A source close to the commission of inquiry said that legal heads were already preparing the paperwork to oppose the matter.
He said that contrary to popular belief, “the matter was not as clear cut, and there was no victory yet, but that it would all play out in court from Monday.
Anton van Dalsen, legal counsellor for the Helen Suzman Foundation, which is also a respondent in the case against Zuma, said they were aware of the application and were considering their position.
Officers at Nkandla police station, where Zuma was to hand himself over, were meanwhile also relieved. They said they had dreaded the possibility of arresting their prominent resident.
A high-ranking police officer, who spoke to Independent Media on the condition of anonymity, said they were hoping it won’t get to the point where they get instructed to act against Zuma.
“Given the prominence of the former president and his support, it will be a mammoth task to execute any task against him. We enjoy a good relationship with the former president as his security is provided by our members.
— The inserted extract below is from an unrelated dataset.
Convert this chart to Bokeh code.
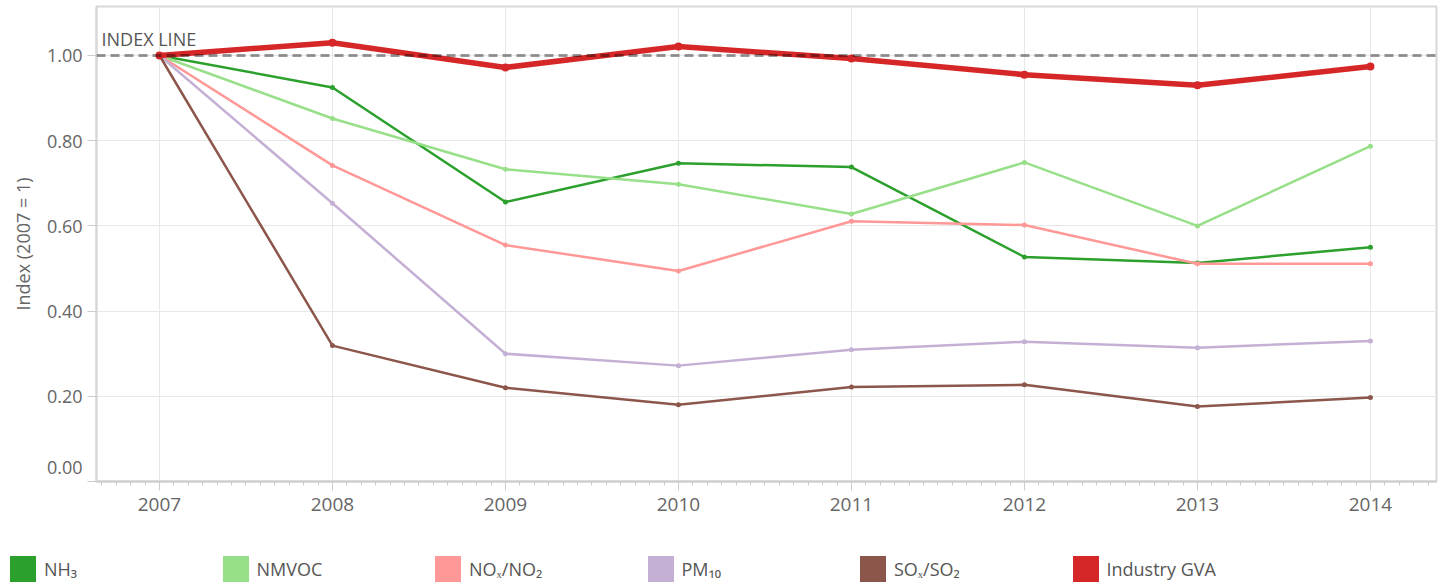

So, we would not like to be in a situation where we will have to act against him,” said the police officer.
He said they had not received any instructions from the commissioner despite monitoring the situation outside Zuma’s home, where his supporters have gathered throughout the week.
“We are familiar with the president’s home. We do routine patrolling. Should he hand himself over, we will hand him over to the correctional service,“ he added.
If Zuma ends up going to prison, he will serve his sentence at Durban’s Westville prison.
In response to the state of readiness to receive Zuma, Singabakho Nxumalo, spokesperson for the Department Correctional Services, said the system was clear in terms of how an inmate is to be admitted, assessed and classified.
“It does not matter who is to be brought to us, the system must treat them the same and ensure all regulations are followed,” he said.
While Zuma was in long “consultations” for the better part of the day on Saturday, his support gained momentum outside his home.
Shortly after the court’s decision, at around 3pm, the former president came out of his home to greet his hundreds of supporters made up of Amabutho (Zulu regiments) and Umkhonto we Sizwe military veterans (MKMVA), who have been converging in Nkandla since Friday. He walked through the crowd in an open space where a mobile stage had been erected.
He waved to the cheerful crowd but did not speak to anyone. He was escorted back to his compound, where he had a day-long consultation with KZN ANC leaders, including Premier Sihle Zikalala. Suspended secretary-general Ace Magashule arrived in the afternoon.
The premises around Zuma’s homestead was a hive of activities, with singing, ululating and parading.
A series of motorcades were the order of the day, carrying ANC members coming as far as Mpumalanga and Gauteng.
Hawkers, including ANC regalia merchandisers and fast food stalls, made the most of the opportunity to sell their products to the supporters.
The MKMVA strictly controlled the entrance to Zuma’s home, screening every vehicle entering the property.
Although police could be seen patrolling, there was no enforcement of the lockdown regulations.
Zuma’s close neighbour, who spoke highly of him because of his generosity towards his neighbours, said police should “leave him alone”.
Marriam Khumalo, who referred to Zuma as her brother-in-law as she shared the same surname with Zuma’s first wife, said Zuma was a retired man and not to be bothered.
“What do they want from him? He gave up his position as the president. How are we going to survive without him? He has been assisting us with a lot of things. They must leave him alone,” she said.
Bhekithemba Mdlalose, who shares a long relationship with Zuma’s family, vowed that Zuma would not set a foot in prison.
“My family has had close ties with the Zuma family since they arrived in this area. They are generous people who always help people here. I will defend him until his last day,” said Mdlalose.
Zuma’s eldest son, Edward, briefly addressed the crowd, maintaining his stance that his father will never go to prison.
Zuma’s foundation said he would address his supporters at 6pm on Sunday.